Armenia’s government, meanwhile, continued to press the Equato-Guinean authorities to release its citizens sentenced to between 14 and 24 years at the end of a three-month trial on Friday. Most of the other defendants, including five South Africans, were also given lengthy jail terms.

“Neither the verdict nor the sentences were translated, and the defendants left court with no knowledge of their fate,” Amnesty International said in a statement.

“No evidence was presented in court to sustain the charges against the accused other than their statements, which the defendants said had been extracted under torture. However, defendants’ protestations to this effect were ignored by the bench,” the statement added.

The London-based watchdog, whose representatives monitored the trial, said all defendants have faced “cruel, degrading and inhumane treatment” by Equato-Guinean security officials since their arrest in the capital Malabo on March 8. “All defendants were held incommunicado, handcuffed and shackled 24 hours a day,” it said. “They did not receive an adequate diet, and only rarely received medical treatment for the many ailments that afflicted them in prison.”

The suspects were alleged to be an advance party of foreign, mainly South African, mercenaries detained in Zimbabwe the day before their arrest. All of them pleaded not guilty to the accusations.

The six Armenians were the aircrew of an Antonov-12 transport plane that arrived in the oil-rich former Spanish colony last January. Both Tiga Air and a German airfreight company that leased the aircraft insist that they were due to ship equipment to the local oil industry and knew nothing about a reported plot to oust Equatorial Guinea’s longtime President Teodoro Obiang Nguema.

The Armenian government also insists on the pilots’ innocence. Two Armenian Foreign Ministry officials attended the concluding session of the trial and were still in Malabo as of Tuesday evening. A Foreign Ministry statement said they were allowed to visit the jailed Armenians and passed on to the Equato-Guinean authorities official Yerevan’s request to review the their case.

The statement added that the local attorney of the Antonov-12 aircrew has still not received a copy of the trial verdict and is thus unable to lodge an appeal against it at the country’s Supreme Court.
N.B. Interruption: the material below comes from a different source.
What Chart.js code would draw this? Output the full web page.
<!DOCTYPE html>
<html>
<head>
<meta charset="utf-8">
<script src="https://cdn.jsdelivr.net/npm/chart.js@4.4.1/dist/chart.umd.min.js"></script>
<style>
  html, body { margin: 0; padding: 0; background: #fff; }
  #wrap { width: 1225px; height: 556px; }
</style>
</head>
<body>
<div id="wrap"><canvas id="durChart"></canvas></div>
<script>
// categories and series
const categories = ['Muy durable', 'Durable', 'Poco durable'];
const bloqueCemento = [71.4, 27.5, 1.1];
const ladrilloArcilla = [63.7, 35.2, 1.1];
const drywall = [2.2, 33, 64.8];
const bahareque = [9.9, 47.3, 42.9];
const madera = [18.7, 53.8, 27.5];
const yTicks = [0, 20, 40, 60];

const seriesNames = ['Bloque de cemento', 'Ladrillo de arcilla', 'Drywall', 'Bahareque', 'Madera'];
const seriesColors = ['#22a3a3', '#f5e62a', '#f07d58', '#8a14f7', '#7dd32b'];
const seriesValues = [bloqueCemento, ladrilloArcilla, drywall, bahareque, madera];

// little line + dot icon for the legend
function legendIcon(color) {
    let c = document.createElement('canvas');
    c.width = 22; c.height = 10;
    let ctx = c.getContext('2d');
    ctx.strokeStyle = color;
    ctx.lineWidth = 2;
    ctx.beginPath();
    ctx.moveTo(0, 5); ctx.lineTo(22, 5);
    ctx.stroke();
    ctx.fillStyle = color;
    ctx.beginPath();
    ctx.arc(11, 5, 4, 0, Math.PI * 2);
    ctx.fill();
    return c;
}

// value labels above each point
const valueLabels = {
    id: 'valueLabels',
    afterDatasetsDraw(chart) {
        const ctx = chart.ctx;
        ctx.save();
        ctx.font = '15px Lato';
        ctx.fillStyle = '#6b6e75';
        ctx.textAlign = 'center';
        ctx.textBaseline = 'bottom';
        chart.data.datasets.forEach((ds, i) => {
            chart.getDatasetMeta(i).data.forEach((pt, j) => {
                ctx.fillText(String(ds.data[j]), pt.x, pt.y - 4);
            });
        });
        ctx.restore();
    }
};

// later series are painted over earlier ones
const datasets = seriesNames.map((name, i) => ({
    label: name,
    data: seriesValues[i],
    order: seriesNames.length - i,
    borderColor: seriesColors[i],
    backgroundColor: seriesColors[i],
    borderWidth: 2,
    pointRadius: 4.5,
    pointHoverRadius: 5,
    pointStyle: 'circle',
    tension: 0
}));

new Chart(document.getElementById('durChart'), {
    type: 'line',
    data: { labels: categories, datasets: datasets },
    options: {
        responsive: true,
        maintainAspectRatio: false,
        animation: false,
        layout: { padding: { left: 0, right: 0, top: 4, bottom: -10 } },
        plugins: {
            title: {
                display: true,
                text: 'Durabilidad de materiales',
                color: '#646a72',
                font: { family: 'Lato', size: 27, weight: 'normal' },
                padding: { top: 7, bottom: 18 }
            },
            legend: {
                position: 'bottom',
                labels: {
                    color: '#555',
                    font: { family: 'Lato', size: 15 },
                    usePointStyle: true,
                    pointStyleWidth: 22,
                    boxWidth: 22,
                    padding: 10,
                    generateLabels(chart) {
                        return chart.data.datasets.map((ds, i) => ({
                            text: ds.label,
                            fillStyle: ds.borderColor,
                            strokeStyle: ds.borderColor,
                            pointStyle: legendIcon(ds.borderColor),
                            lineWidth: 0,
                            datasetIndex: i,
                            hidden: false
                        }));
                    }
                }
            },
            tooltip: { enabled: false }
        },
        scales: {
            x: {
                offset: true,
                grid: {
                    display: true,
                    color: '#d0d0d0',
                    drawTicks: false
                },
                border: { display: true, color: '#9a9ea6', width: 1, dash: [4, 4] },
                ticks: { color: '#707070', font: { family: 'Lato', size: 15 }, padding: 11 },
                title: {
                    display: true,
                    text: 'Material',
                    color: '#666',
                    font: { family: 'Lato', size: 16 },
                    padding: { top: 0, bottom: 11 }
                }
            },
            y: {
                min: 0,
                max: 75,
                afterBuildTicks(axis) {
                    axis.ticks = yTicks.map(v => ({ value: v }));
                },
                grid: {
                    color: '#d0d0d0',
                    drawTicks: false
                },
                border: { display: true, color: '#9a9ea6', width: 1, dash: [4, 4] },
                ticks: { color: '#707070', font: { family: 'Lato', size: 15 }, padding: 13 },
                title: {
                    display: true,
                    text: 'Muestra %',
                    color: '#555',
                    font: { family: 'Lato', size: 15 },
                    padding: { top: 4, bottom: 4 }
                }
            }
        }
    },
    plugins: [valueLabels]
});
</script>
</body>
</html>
Meanwhile, three other South Africans acquitted by the court on Friday have given harrowing accounts of torture and humiliation in Malabo’s notorious Black Beach prison. One of them, Mark Schmidt, stayed in the same house with the Armenians before the arrest.

The men told a South African newspaper that the prison inmates were kept with hands cuffed behind their backs. One of them, Ablo Augusto, said: “Some of the guys were crying, begging for them to loosen the cuffs. Every time you turned, even a little bit, the cuffs tightened more. They'd just say: "Too tight?" Then they'd tighten it some more.”
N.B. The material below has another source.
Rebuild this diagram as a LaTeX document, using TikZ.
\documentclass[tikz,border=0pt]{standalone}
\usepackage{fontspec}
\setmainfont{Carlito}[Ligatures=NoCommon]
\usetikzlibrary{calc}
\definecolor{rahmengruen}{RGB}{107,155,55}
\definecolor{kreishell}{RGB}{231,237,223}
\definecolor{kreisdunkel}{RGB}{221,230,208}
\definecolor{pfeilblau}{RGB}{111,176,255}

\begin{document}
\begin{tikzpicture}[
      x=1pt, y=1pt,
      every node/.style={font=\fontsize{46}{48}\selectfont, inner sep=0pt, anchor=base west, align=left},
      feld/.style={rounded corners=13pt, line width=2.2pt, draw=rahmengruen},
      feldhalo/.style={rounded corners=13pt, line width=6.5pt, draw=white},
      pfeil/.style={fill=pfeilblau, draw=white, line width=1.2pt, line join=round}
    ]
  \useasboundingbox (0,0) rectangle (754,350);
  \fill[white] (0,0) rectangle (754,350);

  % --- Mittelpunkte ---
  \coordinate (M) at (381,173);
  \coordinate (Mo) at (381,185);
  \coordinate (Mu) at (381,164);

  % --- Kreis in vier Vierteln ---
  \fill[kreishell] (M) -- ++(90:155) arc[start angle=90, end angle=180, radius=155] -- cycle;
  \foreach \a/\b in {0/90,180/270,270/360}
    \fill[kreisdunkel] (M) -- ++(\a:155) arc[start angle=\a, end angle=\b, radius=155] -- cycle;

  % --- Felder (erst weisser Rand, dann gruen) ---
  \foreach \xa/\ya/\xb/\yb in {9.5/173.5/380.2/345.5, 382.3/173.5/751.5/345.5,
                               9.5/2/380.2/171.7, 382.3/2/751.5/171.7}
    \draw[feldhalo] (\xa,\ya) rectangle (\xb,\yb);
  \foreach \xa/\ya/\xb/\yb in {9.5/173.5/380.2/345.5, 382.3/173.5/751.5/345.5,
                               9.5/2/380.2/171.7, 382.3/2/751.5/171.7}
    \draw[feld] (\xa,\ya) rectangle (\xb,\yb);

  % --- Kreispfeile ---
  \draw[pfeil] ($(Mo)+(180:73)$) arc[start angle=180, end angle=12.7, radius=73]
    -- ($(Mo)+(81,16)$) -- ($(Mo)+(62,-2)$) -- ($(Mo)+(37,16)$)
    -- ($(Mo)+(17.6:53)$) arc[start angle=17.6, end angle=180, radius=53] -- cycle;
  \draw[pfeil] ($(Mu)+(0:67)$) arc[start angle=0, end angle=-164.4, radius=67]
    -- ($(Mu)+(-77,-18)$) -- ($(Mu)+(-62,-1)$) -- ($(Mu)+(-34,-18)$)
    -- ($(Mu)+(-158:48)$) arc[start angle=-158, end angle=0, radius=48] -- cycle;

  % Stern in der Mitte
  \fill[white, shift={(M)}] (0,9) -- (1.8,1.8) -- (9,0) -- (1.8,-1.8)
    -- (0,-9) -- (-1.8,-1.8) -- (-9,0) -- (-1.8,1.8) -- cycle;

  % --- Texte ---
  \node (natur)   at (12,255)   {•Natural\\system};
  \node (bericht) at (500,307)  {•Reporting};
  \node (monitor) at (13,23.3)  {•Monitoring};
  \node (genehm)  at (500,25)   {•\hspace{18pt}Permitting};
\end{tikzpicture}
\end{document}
They confirmed reports that Gerhard Merz, the local representative of the German CAL firm that hired the Antonov-12, was tortured to death a week after the arrests. The official cause of Merz’s death was cerebral malaria.

According to the other freed South African, Americo Ribeiro, the Armenians were particularly shocked by the court ruling. “When I left them I was crying,” he said. “We were all crying.”